DoctorKokktort1_j6nm87v wroteYou're asking about relativity, which isn't exactly a subject that can easily be explained in simple terms. But I will try my best.

To understand why time slows down with increased velocity, you must first accept that the universe conspires so as to keep the speed of light the same for ALL observers, regardless of their frame of reference. This axiom of the constancy of the speed of light is directly responsible for time passing at different rates for different observers. Let's see how.

Suppose that you have a friend who is stationary (with respect to, say, the Earth). Suppose also that you're in a spaceship travelling at, say, 0.5c with respect to your friend's frame of reference. In other words, if your friend measures your speed, they will see that you're moving at 0.5c. (c = speed of light, so 0.5c means "half the speed of light").

Now, let's perform a physics experiment. Actually, let's perform two experiments -- you perform one experiment, and your friend performs the other experiment.

Inside your spaceship, you try to measure the speed of light. How do you do that? Well, c = d/t and so you measure the distance that light travels in a certain time period. Suppose that you measure how long it takes light to reach from one end of your spaceship to the other end. You know what d is because you can easily measure the length of your spaceship. It is important to note that your clock and your measuring stick retain their length. 1 meter is exactly equal to 1 meter, and 1 second is exactly equal to 1 second in your frame of reference. This sounds like a really dumb (and obvious) thing to say, but keep it in mind. So, you measure what t must be. Then, when you perform the calculations, you get that c = 299,792,458 m/s.

Likewise, your friend, who is not in your frame of reference, also performs the same experiment. He also notes that 1 meter is exactly equal to 1 meter, and that 1 second is exactly equal to 1 second in HIS frame of reference (again, a seemingly dumb observation). He measures the speed of light by measuring how long it takes light to reach from one end of your spaceship to the other end.
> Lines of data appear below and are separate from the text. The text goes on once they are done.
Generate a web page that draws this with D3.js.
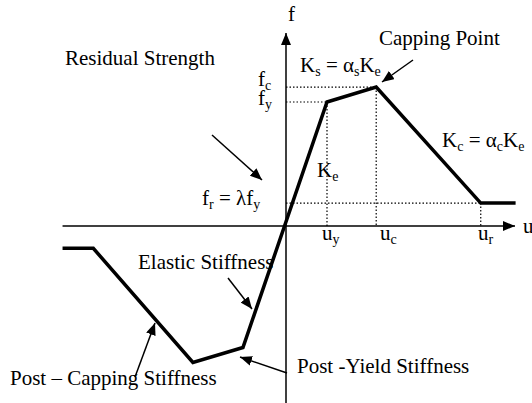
<!DOCTYPE html>
<html>
<head>
<script src="https://d3js.org/d3.v7.min.js"></script>
<style>
    body { margin: 0; background: #fff; }
    .curve { fill: none; stroke: #000; stroke-width: 3.5px; stroke-linejoin: miter; }
    .axis { stroke: #000; stroke-width: 1.5px; }
    .guide { stroke: #000; stroke-width: 1.2px; stroke-dasharray: 1.5,2; }
    .pointer { stroke: #000; stroke-width: 1.5px; }
</style>
</head>
<body>
<script>
    // backbone curve (u in units of u_y, f in units of f_y)
    const uVals = [-5.45, -4.7, -2.27, -1.05, 1, 2.2, 4.75, 5.6];
    const fVals = [-0.18, -0.18, -1.10, -0.98, 1, 1.12, 0.185, 0.185];

    // characteristic points
    const uy = 1, uc = 2.2, ur = 4.75;
    const fy = 1, fc = 1.12, fr = 0.185;

    const width = 532, height = 403;

    const x = d3.scaleLinear().domain([0, 1]).range([286, 327]);
    const y = d3.scaleLinear().domain([0, 1]).range([226, 102]);

    const svg = d3.select("body").append("svg")
        .attr("width", width)
        .attr("height", height);

    const defs = svg.append("defs");
    defs.append("marker").attr("id", "head")
        .attr("viewBox", "0 0 12 10").attr("refX", 12).attr("refY", 5)
        .attr("markerWidth", 12).attr("markerHeight", 10)
        .attr("markerUnits", "userSpaceOnUse").attr("orient", "auto")
        .append("path").attr("d", "M0,0L12,5L0,10Z");

    // axes
    svg.append("line").attr("class", "axis")
        .attr("x1", x(0)).attr("y1", height).attr("x2", x(0)).attr("y2", 33)
        .attr("marker-end", "url(#head)");
    svg.append("line").attr("class", "axis")
        .attr("x1", x(uVals[0])).attr("y1", y(0)).attr("x2", 515).attr("y2", y(0))
        .attr("marker-end", "url(#head)");

    // dotted guides
    const guides = [
        [0, fc, uc, fc], [0, fy, uy, fy], [0, fr, ur, fr],
        [uy, fy, uy, 0], [uc, fc, uc, 0], [ur, fr, ur, 0]
    ];
    svg.selectAll("line.guide").data(guides).join("line")
        .attr("class", "guide")
        .attr("x1", d => x(d[0])).attr("y1", d => y(d[1]))
        .attr("x2", d => x(d[2])).attr("y2", d => y(d[3]));

    // curve
    const pts = uVals.map((u, i) => [u, fVals[i]]);
    svg.append("path").attr("class", "curve")
        .attr("d", d3.line().x(d => x(d[0])).y(d => y(d[1]))(pts));

    // text with subscripts: parts = [[text, isSub], ...]
    function label(px, py, parts) {
        const t = svg.append("text")
            .attr("x", px).attr("y", py)
            .style("font-family", "Liberation Serif")
            .style("font-size", "21px");
        let low = false;
        parts.forEach(p => {
            const s = t.append("tspan").text(p[0]);
            if (p[1]) {
                s.style("font-size", "14px");
                if (!low) s.attr("dy", 4);
                low = true;
            } else {
                if (low) s.attr("dy", -4);
                low = false;
            }
        });
        return t;
    }

    label(288, 21, [["f"]]);
    label(523, 233, [["u"]]);
    label(258, 86, [["f"], ["c", 1]]);
    label(258, 105, [["f"], ["y", 1]]);
    label(202, 205, [["f"], ["r", 1], [" = \u03bbf"], ["y", 1]]);
    label(322, 240, [["u"], ["y", 1]]);
    label(380, 240, [["u"], ["c", 1]]);
    label(478, 240, [["u"], ["r", 1]]);
    label(317, 177, [["K"], ["e", 1]]);
    label(300, 72, [["K"], ["s", 1], [" = \u03b1"], ["s", 1], ["K"], ["e", 1]]);
    label(442, 147, [["K"], ["c", 1], [" = \u03b1"], ["c", 1], ["K"], ["e", 1]]);
    label(379, 45, [["Capping Point"]]);
    label(65, 65, [["Residual Strength"]]);
    label(138, 269, [["Elastic Stiffness"]]);
    label(10, 385, [["Post \u2013 Capping Stiffness"]]);
    label(297, 373, [["Post -Yield Stiffness"]]);

    // pointer arrows
    const pointers = [
        [413, 60, 382, 82],
        [212, 135, 262, 180],
        [228, 278, 252, 309],
        [135, 377, 155, 323],
        [287, 373, 240, 357]
    ];
    svg.selectAll("line.pointer").data(pointers).join("line")
        .attr("class", "pointer")
        .attr("x1", d => d[0]).attr("y1", d => d[1])
        .attr("x2", d => d[2]).attr("y2", d => d[3])
        .attr("marker-end", "url(#head)");
</script>
</body>
</html>
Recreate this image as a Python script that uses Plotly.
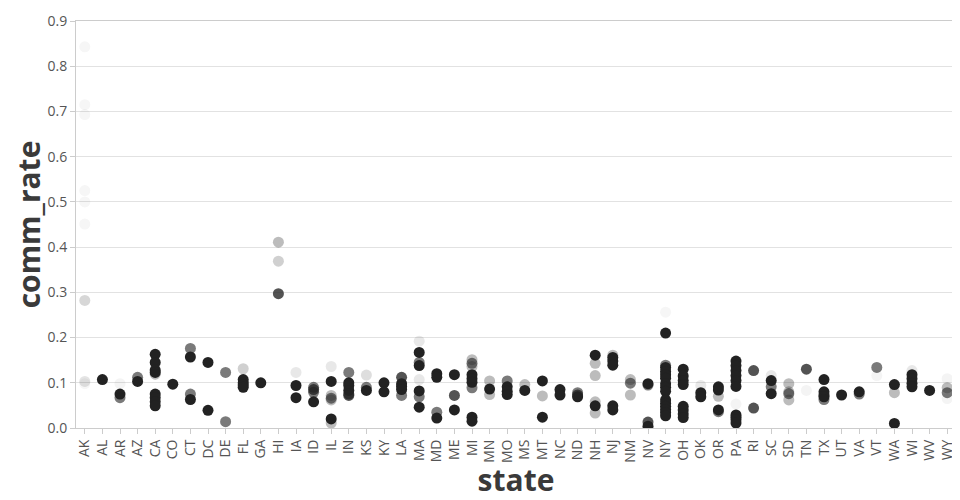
import plotly.graph_objects as go

states = ["AK","AL","AR","AZ","CA","CO","CT","DC","DE","FL","GA","HI","IA","ID","IL","IN","KS","KY","LA","MA",
          "MD","ME","MI","MN","MO","MS","MT","NC","ND","NH","NJ","NM","NV","NY","OH","OK","OR","PA","RI","SC",
          "SD","TN","TX","UT","VA","VT","WA","WI","WV","WY"]

# opacity levels: D dark, M mid-dark, G gray, L light, V very light, F faint
D, M, G, L, V, F = 1.0, 0.78, 0.6, 0.3, 0.1, 0.04

point_state = (
    ["AK"] * 9 + ["AL"] + ["AR"] * 3 + ["AZ"] * 2 + ["CA"] * 9 + ["CO"] + ["CT"] * 4 + ["DC"] * 2 + ["DE"] * 2
    + ["FL"] * 5 + ["GA"] + ["HI"] * 3 + ["IA"] * 3 + ["ID"] * 4 + ["IL"] * 7 + ["IN"] * 6 + ["KS"] * 3
    + ["KY"] * 2 + ["LA"] * 5 + ["MA"] * 8 + ["MD"] * 4 + ["ME"] * 3 + ["MI"] * 9 + ["MN"] * 3 + ["MO"] * 4
    + ["MS"] * 2 + ["MT"] * 3 + ["NC"] * 2 + ["ND"] * 3 + ["NH"] * 6 + ["NJ"] * 6 + ["NM"] * 3 + ["NV"] * 4
    + ["NY"] * 16 + ["OH"] * 8 + ["OK"] * 3 + ["OR"] * 5 + ["PA"] * 11 + ["RI"] * 2 + ["SC"] * 4 + ["SD"] * 4
    + ["TN"] * 2 + ["TX"] * 5 + ["UT"] + ["VA"] * 2 + ["VT"] * 2 + ["WA"] * 3 + ["WI"] * 5 + ["WV"] + ["WY"] * 4
)

comm_rate = [
    0.843, 0.715, 0.693, 0.525, 0.50, 0.451, 0.282, 0.103, 0.098,            # AK
    0.107,                                                                    # AL
    0.098, 0.075, 0.067,                                                      # AR
    0.112, 0.103,                                                             # AZ
    0.163, 0.145, 0.128, 0.123, 0.119, 0.075, 0.067, 0.058, 0.049,            # CA
    0.097,                                                                    # CO
    0.176, 0.157, 0.075, 0.063,                                               # CT
    0.145, 0.039,                                                             # DC
    0.123, 0.014,                                                             # DE
    0.131, 0.107, 0.100, 0.095, 0.090,                                        # FL
    0.100,                                                                    # GA
    0.411, 0.369, 0.297,                                                      # HI
    0.123, 0.094, 0.067,                                                      # IA
    0.090, 0.085, 0.079, 0.058,                                               # ID
    0.136, 0.103, 0.072, 0.066, 0.062, 0.020, 0.011,                          # IL
    0.123, 0.100, 0.094, 0.083, 0.075, 0.072,                                 # IN
    0.117, 0.090, 0.083,                                                      # KS
    0.100, 0.080,                                                             # KY
    0.112, 0.098, 0.092, 0.085, 0.072,                                        # LA
    0.192, 0.167, 0.145, 0.138, 0.107, 0.082, 0.069, 0.046,                   # MA
    0.120, 0.112, 0.035, 0.022,                                               # MD
    0.118, 0.072, 0.040,                                                      # ME
    0.151, 0.143, 0.136, 0.118, 0.109, 0.101, 0.089, 0.024, 0.015,            # MI
    0.104, 0.086, 0.074,                                                      # MN
    0.104, 0.091, 0.081, 0.074,                                               # MO
    0.096, 0.083,                                                             # MS
    0.104, 0.071, 0.024,                                                      # MT
    0.085, 0.073,                                                             # NC
    0.078, 0.073, 0.069,                                                      # ND
    0.161, 0.143, 0.116, 0.058, 0.049, 0.033,                                 # NH
    0.161, 0.156, 0.148, 0.139, 0.049, 0.040,                                 # NJ
    0.107, 0.099, 0.073,                                                      # NM
    0.098, 0.095, 0.013, 0.004,                                               # NV
    0.256, 0.210, 0.139, 0.134, 0.125, 0.118, 0.110, 0.098, 0.090, 0.081,
    0.062, 0.055, 0.048, 0.041, 0.034, 0.027,                                 # NY
    0.130, 0.115, 0.105, 0.096, 0.048, 0.040, 0.031, 0.023,                   # OH
    0.094, 0.078, 0.069,                                                      # OK
    0.091, 0.084, 0.070, 0.040, 0.036,                                        # OR
    0.148, 0.138, 0.127, 0.116, 0.105, 0.092, 0.053, 0.029, 0.024, 0.018, 0.011,  # PA
    0.127, 0.044,                                                             # RI
    0.116, 0.105, 0.091, 0.076,                                               # SC
    0.098, 0.080, 0.076, 0.062,                                               # SD
    0.130, 0.083,                                                             # TN
    0.107, 0.080, 0.073, 0.069, 0.063,                                        # TX
    0.073,                                                                    # UT
    0.080, 0.075,                                                             # VA
    0.134, 0.116,                                                             # VT
    0.096, 0.078, 0.010,                                                      # WA
    0.127, 0.118, 0.109, 0.099, 0.091,                                        # WI
    0.083,                                                                    # WV
    0.109, 0.089, 0.078, 0.065,                                               # WY
]

opacity_value = [
    F, F, F, F, F, F, L * 0.6, V * 1.2, F,        # AK
    D,                                            # AL
    V * 0.5, D, G,                                # AR
    G, D,                                         # AZ
    D, D, D, D, L, D, D, D, D,                    # CA
    D,                                            # CO
    G, D, G, D,                                   # CT
    D, D,                                         # DC
    G, G,                                         # DE
    L * 0.7, D, D, D, D,                          # FL
    D,                                            # GA
    L, L * 0.7, M,                                # HI
    V, D, D,                                      # IA
    G, M, G, D,                                   # ID
    V, D, L, G, L, D, L,                          # IL
    G, D, D, D, M, M,                             # IN
    V * 1.5, G, D,                                # KS
    D, D,                                         # KY
    M, D, D, D, G,                                # LA
    V, D, G, D, V, D, G, D,                       # MA
    D, D, G, D,                                   # MD
    D, M, D,                                      # ME
    L, G, L, D, D, D, G, D, D,                    # MI
    L, D, L,                                      # MN
    G, D, D, D,                                   # MO
    L, D,                                         # MS
    D, L, D,                                      # MT
    D, D,                                         # NC
    G, M, D,                                      # ND
    D, L, L, L, D, L,                             # NH
    L, D, D, D, D, D,                             # NJ
    L, G, L,                                      # NM
    D, G, M, D,                                   # NV
    F, D, G, D, D, D, D, D, D, D,
    D, D, D, D, D, D,                             # NY
    D, D, D, D, D, D, D, D,                       # OH
    V, D, D,                                      # OK
    D, D, L, D, G,                                # OR
    D, D, D, D, D, D, V * 0.5, D, D, D, D,        # PA
    M, M,                                         # RI
    V, D, G, D,                                   # SC
    L, L, G, L,                                   # SD
    M, V * 0.5,                                   # TN
    D, D, D, D, G,                                # TX
    D,                                            # UT
    D, G,                                         # VA
    G, V * 0.5,                                   # VT
    D, L, D,                                      # WA
    V, D, D, D, D,                                # WI
    D,                                            # WV
    V * 0.5, L, G, V * 0.5,                       # WY
]

y_ticks = [0.0, 0.1, 0.2, 0.3, 0.4, 0.5, 0.6, 0.7, 0.8, 0.9]

fig = go.Figure()
fig.add_trace(go.Scatter(
    x=point_state, y=comm_rate, mode="markers",
    marker=dict(size=11, color="#222222", opacity=opacity_value, line=dict(width=0)),
    showlegend=False, hoverinfo="x+y",
))

fig.update_layout(
    width=952, height=492,
    margin=dict(l=68, r=3, t=5, b=72),
    paper_bgcolor="white", plot_bgcolor="white",
    font=dict(family="Open Sans", color="#444"),
    xaxis=dict(
        type="category", categoryorder="array", categoryarray=states,
        range=[-0.5, len(states) - 0.5],
        tickangle=-90, tickfont=dict(size=14, color="#555"),
        ticks="outside", ticklen=5, tickcolor="#ccc",
        showgrid=False, showline=True, linecolor="#ccc", mirror=True,
        title=dict(text="<b>state</b>", font=dict(size=30, color="#3a3a3a"), standoff=2),
        zeroline=False,
    ),
    yaxis=dict(
        range=[0, 0.9], tickvals=y_ticks, tickformat=".1f",
        tickfont=dict(size=14, color="#555"), ticklabeloverflow="allow",
        ticks="outside", ticklen=5, tickcolor="#ccc",
        showgrid=True, gridcolor="#e2e2e2", showline=True, linecolor="#ccc", mirror=True,
        zeroline=False,
        title=dict(text="<b>comm_rate</b>", font=dict(size=30, color="#3a3a3a"), standoff=6),
    ),
)

fig.write_html("out.html")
When he does the calculations, he too gets that c = 299,792,458 m/s.

How is this possible?

It's because when your friend measures distances, he finds that your spaceship is actually SHORTER than what YOU measured. Even though 1 meter = 1 meter for him in HIS reference frame, and 1 meter = 1 meter for you in YOUR reference frame, when you compare the length of a meter from one reference frame to another, 1 meter in one frame of reference is no longer equal to 1 meter in the other frame of reference: your friend has just discovered the phenomenon of length contraction.
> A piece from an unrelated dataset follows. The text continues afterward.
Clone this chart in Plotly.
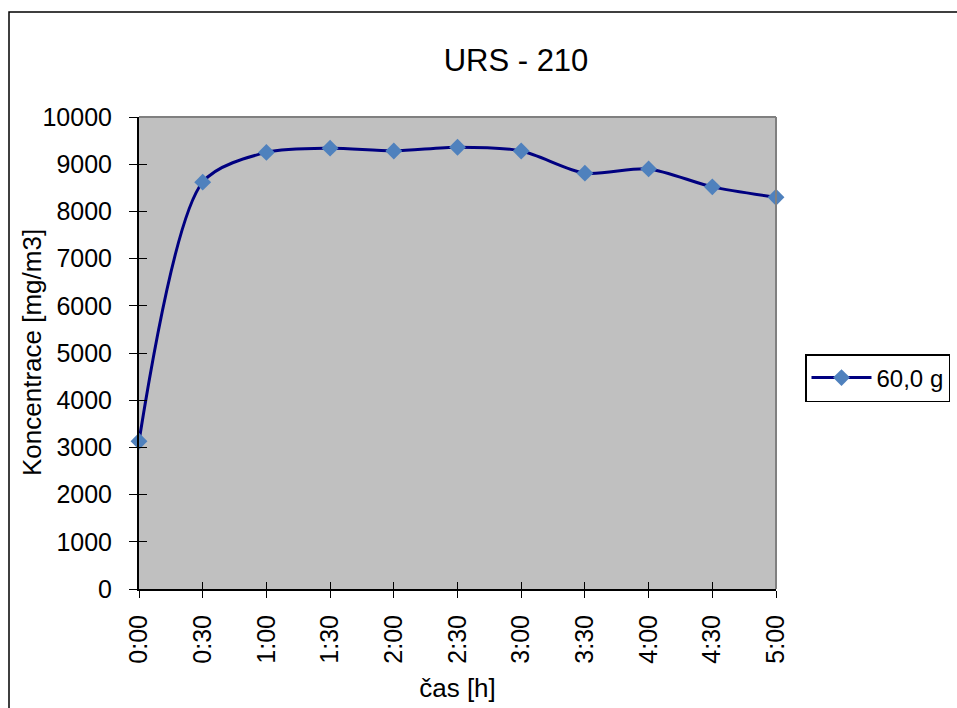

Now, c = d/t, and your friend measured d to be shorter than what YOU measured it to be. Yet, c must always equal 299,792,458 m/s for both you and your friend. How is this possible? Well, if d is different for your friend, then t must ALSO be different. However, the RATIO, d/t MUST equal the same: c. Hence, if d is smaller, then t must be bigger so as to keep the ratio, the speed of light, the same: your friend has just discovered time dilation.

This makes sense -- the word "contraction" in "length contraction" means to shorten. The word "dilation" in "time dilation" means to lengthen. So, if length contracts (i.e. d is shorter) then time must dilate (i.e. t is bigger) so as to exactly compensate.

Now I hope you can appreciate "relativ"ity. In your reference frame, time and space act the same -- 1 meter = 1 meter, and 1 second = 1 second. Likewise, in your friend's frame of reference, 1 meter = 1 meter and 1 second = 1 second. However, 1 meter in your friend's frame of reference, WITH RESPECT TO (i.e. RELATIVE TO) your frame of reference is no longer 1 meter. Similarly, 1 second in your friend's frame of reference RELATIVE TO your frame of reference is no longer 1 second.

Weird stuff starts happening only when we start measuring things RELATIVE TO other frames of references. Otherwise, in their own individual frames of references, everything appears to be normal.

Once you have understood the above, then the next natural question to ask is "why does the universe force the speed of light to remain constant for all observers?" And unfortunately, physics doesn't have the answer to this question. It's just how the universe seems to work. Perhaps a deeper theory will answer this question.